The military said nonlethal methods were used. These methods often include the rubber-coated bullets, which can kill if used from short range.
Cabinet session
During the weekly session of the Israeli Cabinet, Attorney General Elyakim Rubinstein instructed Prime Minister Ariel Sharon to use the practice of killing suspected Palestinian terror suspects only as a last resort.
The ruling followed reports that Sharon had ordered an increase in the practice as part of attempts to stop Palestinian violence.
Israel's so-called "targeted killings" have been criticized by human rights groups and denounced by Palestinians as a policy of assassination. With methods that included exploding phones and helicopter-launched missiles, Israeli forces have killed at least 82 suspects and 52 bystanders that way in 27 months of fighting.
The instance that raised the most criticism came on July 23, when an Israeli warplane dropped a bomb on the house of senior Hamas figure Salah Shehadeh, killing him, his bodyguard and 13 bystanders, including his wife, daughter, and eight other children.

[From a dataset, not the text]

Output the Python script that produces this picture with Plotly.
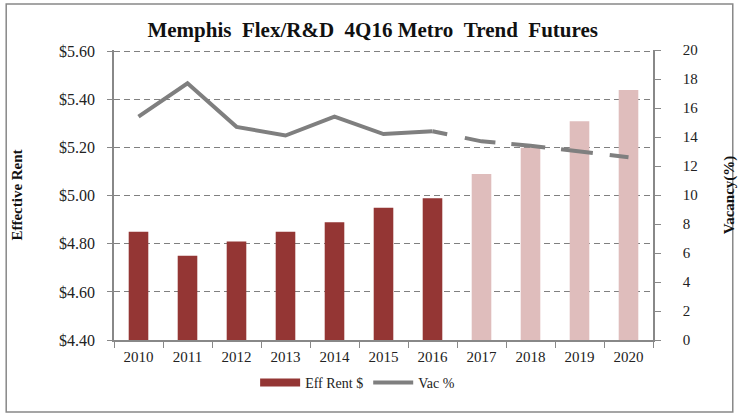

An Israeli government official, speaking on condition of anonymity, denied that Sharon favored an increase in the killings. The official said that they were ordered only when arrest was impossible or when the suspect was a "ticking bomb" and an immediate danger to Israelis.
Also Sunday, Defense Minister Shaul Mofaz said that in the past two months, Israeli forces have arrested more than 1,200 suspected Palestinian militants. He called it an unprecedented campaign.
Palestinians claimed the Israeli goal was to sabotage Egyptian-led truce efforts. Egypt has been hosting talks between Palestinian leader Yasser Arafat's Fatah movement and radical groups, aiming for a deal ending attacks on Israeli civilians, at least within Israel's pre-1967 borders.
Sources close to the talks said the militant Hamas and Islamic Jihad groups have promised to try calm the situation, provided Israel halts targeted killings of militiamen. Israel has refused to make such a promise, saying it could not agree to a partial moratorium on attacks that excludes the West Bank and Gaza.
Palestinian Planning Minister Nabil Shaath said Sunday that Egypt would convene all Palestinian factions for a meeting in Cairo in the first week of January to try to work out a joint political platform.
Armed with such a program, the Palestinian Authority would try to negotiate a two-stage truce that would first take hold in Israel and -- after an Israeli withdrawal from Palestinian towns and cities -- would extend to the West Bank and Gaza, Shaath said.